You see, Mr. Klein, just as in Graham Yost and Jon de Bont’s big-screen thriller, our runaway government motor coach doesn’t need superheroes, Wharton grads, Rhodes Scholar economic nerds, tax-dodging fiscal planners like Tim Geithner, flip-flopping yes-women like Christina Romer, towel-snapping foulmouths like Rahm Emanuel, question-ducking truth-deflectors like Robert Gibbs, up-sucking, Stepford automatons like Kathleen Sebelius, nor even self-adulating, so-called Constitutional scholars like Barack Obama, to fix what’s wrong with it.

It just needs someone with a pulse who’s brave enough to drive the bus.

In Speed, Annie Porter (Sandra Bullock) hadn’t driven a bus before. Smarter people like you and your ilk, Mr. Klein, would no doubt have mocked her blue-collar, non-elitist background, not to mention her near utter lack of credentials. “What qualifications,” you’d have fulminated, “does Ms. Porter have? Has she completed a state-accredited CDL training program? Has she ever rented a U-Haul? Why, she’s probably never even ridden in the High Occupancy Vehicle lane, for God’s sake!”

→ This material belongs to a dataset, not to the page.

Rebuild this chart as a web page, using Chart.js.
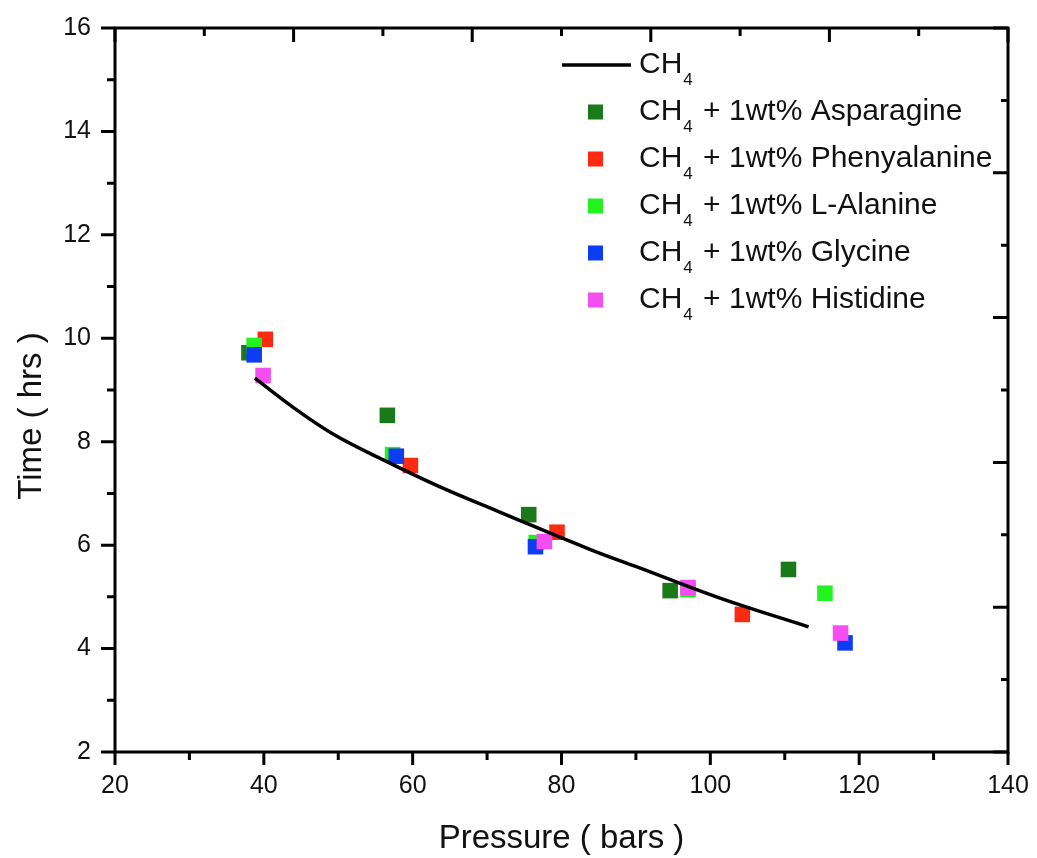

But a crisis, Mr. Klein, calls for action. What’s needed isn’t eggheads with no common sense–but common folks with a good head on their shoulders who are willing to act. What’s needed is a warm body who knows which direction to turn the wheel. Before becoming America’s first President, George Washington was a tobacco farmer and land surveyor. Pretty shabby qualifications for fathering a country, wouldn’t you say? Shouldn’t he have had, at the very least, a long pedigree of studying philosophy and political science at Oxford?

When the proverbial bus is in the ditch, Mr. Klein, it doesn’t take rocket science to get it out. Or a degree in constitutional law. Just basic knowledge of the rules of the road. But that kind of lore–to bring up another Bullock film–seems to be smack dab in the middle of your blind side.